▶ _Exercise task_: Retype exactly the lines from the first one through the line with "plt.rcParams['font.family'] = ['Liberation", including both ends; skip any pictures.

───── Stored data ─────

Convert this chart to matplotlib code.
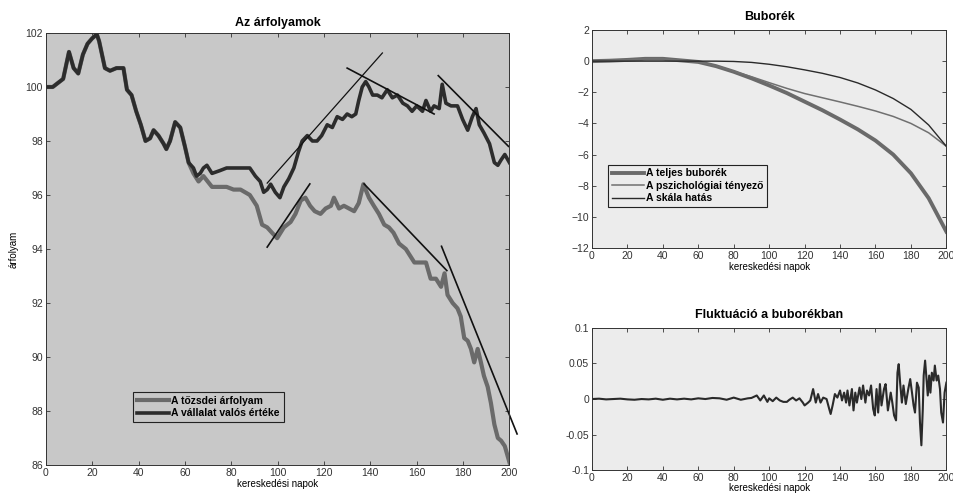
import matplotlib
matplotlib.use("Agg")
import matplotlib.pyplot as plt

plt.rcParams['font.family'] = ['Liberation Sans', 'DejaVu Sans']

# --- Az árfolyamok: valós érték (sötét) és tőzsdei árfolyam (szürke) ---
value_days = [0, 3, 7.5, 10, 12, 14, 16, 18, 20, 22, 23, 25.5, 27.7, 30.5, 33.5, 35, 37, 39, 41, 43,
              45, 46.5, 48.6, 50.8, 52, 53.6, 55.8, 58, 60, 61.6, 63.7, 65, 66.6, 68, 69.5, 71.7, 75,
              78, 81, 84, 88, 90.4, 92.5, 94, 95.5, 97, 99, 101, 102.7, 104.8, 107, 109, 110.6, 112.8,
              115, 117, 119, 121.4, 123.6, 125.7, 128, 130, 132, 133.7, 135, 136.5, 138, 139.4, 141,
              143, 145, 147.3, 149.5, 151.7, 154, 156, 158, 160, 162.5, 164, 166, 167.5, 169.7, 171,
              172.6, 174.8, 177.6, 179.8, 182, 184, 185.6, 187, 189, 191.4, 193.5, 195, 196.4, 198, 200]
value_vals = [100.0, 100.0, 100.3, 101.3, 100.7, 100.5, 101.2, 101.6, 101.8, 101.95, 101.7, 100.7,
              100.6, 100.7, 100.7, 99.9, 99.7, 99.1, 98.6, 98.0, 98.1, 98.4, 98.2, 97.9, 97.7, 98.0,
              98.7, 98.5, 97.8, 97.2, 97.0, 96.7, 96.8, 97.0, 97.1, 96.8, 96.9, 97.0, 97.0, 97.0, 97.0,
              96.7, 96.5, 96.1, 96.2, 96.4, 96.1, 95.9, 96.3, 96.6, 97.0, 97.6, 98.0, 98.2, 98.0, 98.0,
              98.2, 98.6, 98.5, 98.9, 98.8, 99.0, 98.9, 99.0, 99.5, 100.0, 100.2, 100.0, 99.7, 99.7,
              99.6, 99.9, 99.6, 99.7, 99.4, 99.3, 99.1, 99.3, 99.1, 99.5, 99.1, 99.3, 99.2, 100.1, 99.4,
              99.3, 99.3, 98.8, 98.4, 98.9, 99.2, 98.6, 98.3, 97.9, 97.2, 97.1, 97.3, 97.5, 97.2]

price_days = [0, 3, 7.5, 10, 12, 14, 16, 18, 20, 22, 23, 25.5, 27.7, 30.5, 33.5, 35, 37, 39, 41, 43,
              45, 46.5, 48.6, 50.8, 52, 53.6, 55.8, 58, 60, 61.6, 63.7, 65.9, 68, 71.7, 75, 78, 81, 84,
              88, 91, 93.3, 95.5, 97.6, 99.8, 102.7, 105.6, 107.7, 110, 112, 114, 116, 118.5, 120.7,
              123, 124.3, 126.5, 128.6, 130.8, 133, 135, 137, 139.4, 141.5, 143.7, 146, 148, 150,
              152.4, 155.3, 159, 161.8, 164, 166, 168.3, 170.5, 172, 173.3, 175.5, 177.6, 179, 180.5,
              182, 183.4, 184.8, 186.3, 187.7, 189, 190.6, 192, 193.5, 195, 196.4, 198, 200]
price_vals = [100.0, 100.0, 100.3, 101.3, 100.7, 100.5, 101.2, 101.6, 101.8, 101.95, 101.7, 100.7,
              100.6, 100.7, 100.7, 99.9, 99.7, 99.1, 98.6, 98.0, 98.1, 98.4, 98.2, 97.9, 97.7, 98.0,
              98.7, 98.5, 97.8, 97.2, 96.8, 96.5, 96.7, 96.3, 96.3, 96.3, 96.2, 96.2, 96.0, 95.6,
              94.9, 94.8, 94.6, 94.4, 94.8, 95.0, 95.3, 95.8, 95.9, 95.6, 95.4, 95.3, 95.5, 95.6, 95.9,
              95.5, 95.6, 95.5, 95.4, 95.7, 96.4, 95.9, 95.6, 95.3, 94.9, 94.8, 94.6, 94.2, 94.0, 93.5,
              93.5, 93.5, 92.9, 92.9, 92.6, 93.1, 92.3, 92.0, 91.8, 91.5, 90.7, 90.6, 90.3, 89.8, 90.3,
              89.8, 89.3, 88.9, 88.3, 87.5, 87.0, 86.9, 86.7, 86.1]

# érintő egyenesek: kezdő és végpont
tan_x0 = [95.5, 95.5, 130, 169.3, 137.3, 170.7]
tan_y0 = [96.44, 94.07, 100.70, 100.42, 96.41, 94.1]
tan_x1 = [145.2, 113.9, 167.5, 199.6, 173.0, 203.3]
tan_y1 = [101.26, 96.41, 99.0, 97.8, 93.2, 87.15]

# --- Buborék ---
bub_days = [0, 10, 20, 30, 40, 50, 60, 70, 80, 90, 100, 110, 120, 130, 140, 150, 160, 170, 180, 190, 200]
bub_total = [0, 0.03, 0.08, 0.15, 0.15, 0.05, -0.05, -0.32, -0.68, -1.1, -1.56, -2.05, -2.6, -3.15,
             -3.75, -4.38, -5.1, -6.0, -7.2, -8.8, -10.95]
bub_psych = [0, 0.03, 0.08, 0.15, 0.15, 0.05, -0.05, -0.3, -0.65, -1.0, -1.38, -1.75, -2.08, -2.35,
             -2.62, -2.9, -3.2, -3.55, -4.0, -4.6, -5.47]
bub_scale = [0, 0, 0, 0, 0, 0, 0, 0, -0.02, -0.08, -0.2, -0.36, -0.56, -0.78, -1.05, -1.4, -1.85,
             -2.4, -3.1, -4.1, -5.47]

# --- Fluktuáció ---
fluct_days = [0, 4, 8, 12, 16, 20, 24, 28, 32, 36, 40, 44, 48, 52, 56, 60, 64, 68, 72, 76, 80, 84,
              88, 90, 93, 95, 97, 99, 100, 102, 104, 106, 108, 110, 111.4, 113.3, 115.2, 117.1, 119,
              120, 122, 123.2, 124.8, 126.3, 127.6, 129, 130.5, 132.4, 133.9, 134.7, 135.8, 137.1,
              138.5, 140, 141.1, 142.3, 143.4, 144.2, 145.3, 146.7, 147.6, 148.6, 149.5, 151, 152,
              153, 154.3, 155.2, 156.4, 157.5, 158.7, 159.6, 160.6, 161.5, 162.5, 163.4, 164.8,
              165.7, 167, 168.6, 169.5, 170.5, 171.6, 172.4, 173.1, 173.9, 174.9, 175.8, 177.1,
              178.5, 179.6, 180.6, 181.5, 182.3, 183.4, 184.4, 185.1, 185.9, 186.7, 187.2, 188,
              188.8, 189.5, 190.3, 191, 191.8, 192.8, 193.5, 194.5, 195.4, 196.4, 197.1, 198.1,
              199, 200]
fluct_vals = [0, 0.0005, -0.0005, 0, 0.0005, -0.0005, -0.001, 0, -0.0005, 0.0005, -0.001, 0.0005,
              -0.0005, 0.0005, -0.0005, 0.001, 0, 0.0015, 0.001, -0.001, 0.002, -0.001, 0.001,
              0.0015, 0.005, -0.002, 0.005, -0.004, 0.001, -0.003, 0.002, -0.002, -0.004, -0.004,
              -0.001, 0.002, -0.002, 0.001, -0.005, -0.009, -0.005, -0.002, 0.014, -0.005, 0.007,
              -0.005, 0.002, 0, -0.014, -0.021, -0.009, 0.007, 0.002, 0.012, -0.002, 0.009, -0.005,
              0.012, -0.009, 0.014, -0.016, 0.009, -0.005, 0.016, 0, 0.019, -0.005, 0.012, 0.005,
              0.019, -0.014, -0.023, 0.014, -0.019, 0.021, -0.009, 0.014, 0.021, -0.016, 0.009,
              -0.005, -0.023, -0.030, 0.037, 0.049, 0.023, -0.005, 0.019, -0.007, 0.014, 0.028,
              0.009, -0.009, -0.019, 0.023, 0.016, -0.033, -0.065, -0.014, 0.033, 0.054, 0.028,
              0.005, 0.033, 0.009, 0.037, 0.026, 0.047, 0.026, 0.033, 0.014, -0.019, -0.033, 0.009,
              0.023]

xticks = list(range(0, 201, 20))

fig = plt.figure(figsize=(9.54, 4.96), dpi=100)
ax1 = fig.add_axes([0.048, 0.0625, 0.486, 0.871])
ax2 = fig.add_axes([0.6205, 0.5, 0.3715, 0.4395])
ax3 = fig.add_axes([0.6205, 0.052, 0.3715, 0.287])


def matlab_style(ax, bg):
    ax.set_facecolor(bg)
    ax.tick_params(direction='in', top=True, right=True, labelsize=7.5, length=3,
                   width=0.6, colors='#333333', pad=2)
    for s in ax.spines.values():
        s.set_color('#333333')
        s.set_linewidth(0.7)


legend_kw = dict(frameon=True, fancybox=False, edgecolor='#222222', framealpha=1,
                 borderpad=0.35, labelspacing=0.25, handletextpad=0.25, handlelength=3.1,
                 borderaxespad=0, prop={'weight': 'bold', 'size': 7.5})

matlab_style(ax1, '#c8c8c8')
ax1.plot(price_days, price_vals, color='#6a6a6a', lw=3, label='A tőzsdei árfolyam')
ax1.plot(value_days, value_vals, color='#2c2c2c', lw=2.6, label='A vállalat valós értéke')
for i in range(len(tan_x0)):
    lw = 0.9 if i == 0 else 1.2
    ax1.plot([tan_x0[i], tan_x1[i]], [tan_y0[i], tan_y1[i]], color='#111111', lw=lw, clip_on=(i != 5))
ax1.set_xlim(0, 200)
ax1.set_ylim(86, 102)
ax1.set_xticks(xticks)
ax1.set_yticks(range(86, 103, 2))
ax1.set_title('Az árfolyamok', fontsize=9, fontweight='bold', pad=5)
ax1.set_xlabel('kereskedési napok', fontsize=7, labelpad=1)
ax1.set_ylabel('árfolyam', fontsize=7, labelpad=5)
leg = ax1.legend(loc='lower left', bbox_to_anchor=(0.188, 0.10), facecolor='#c8c8c8', **legend_kw)
leg.get_frame().set_linewidth(0.8)

matlab_style(ax2, '#ececec')
ax2.plot(bub_days, bub_total, color='#6a6a6a', lw=2.8, label='A teljes buborék')
ax2.plot(bub_days, bub_psych, color='#707070', lw=1.1, label='A pszichológiai tényező')
ax2.plot(bub_days, bub_scale, color='#2a2a2a', lw=1.0, label='A skála hatás')
ax2.set_xlim(0, 200)
ax2.set_ylim(-12, 2)
ax2.set_xticks(xticks)
ax2.set_yticks(range(-12, 3, 2))
ax2.set_title('Buborék', fontsize=9, fontweight='bold', pad=7)
ax2.set_xlabel('kereskedési napok', fontsize=7, labelpad=1)
leg2 = ax2.legend(loc='lower left', bbox_to_anchor=(0.045, 0.188), facecolor='#ececec', **legend_kw)
leg2.get_frame().set_linewidth(0.8)

matlab_style(ax3, '#ececec')
ax3.plot(fluct_days, fluct_vals, color='#2a2a2a', lw=1.5)
ax3.set_xlim(0, 200)
ax3.set_ylim(-0.1, 0.1)
ax3.set_xticks(xticks)
ax3.set_yticks([-0.1, -0.05, 0, 0.05, 0.1])
ax3.set_yticklabels(['-0.1', '-0.05', '0', '0.05', '0.1'])
ax3.set_title('Fluktuáció a buborékban', fontsize=9, fontweight='bold', pad=7)
ax3.set_xlabel('kereskedési napok', fontsize=7, labelpad=0)

fig.savefig('out.png', dpi=100)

─────

▶ _Expected output_:
Convert this chart to matplotlib code.
import matplotlib
matplotlib.use("Agg")
import matplotlib.pyplot as plt

plt.rcParams['font.family'] = ['Liberation Sans', 'DejaVu Sans']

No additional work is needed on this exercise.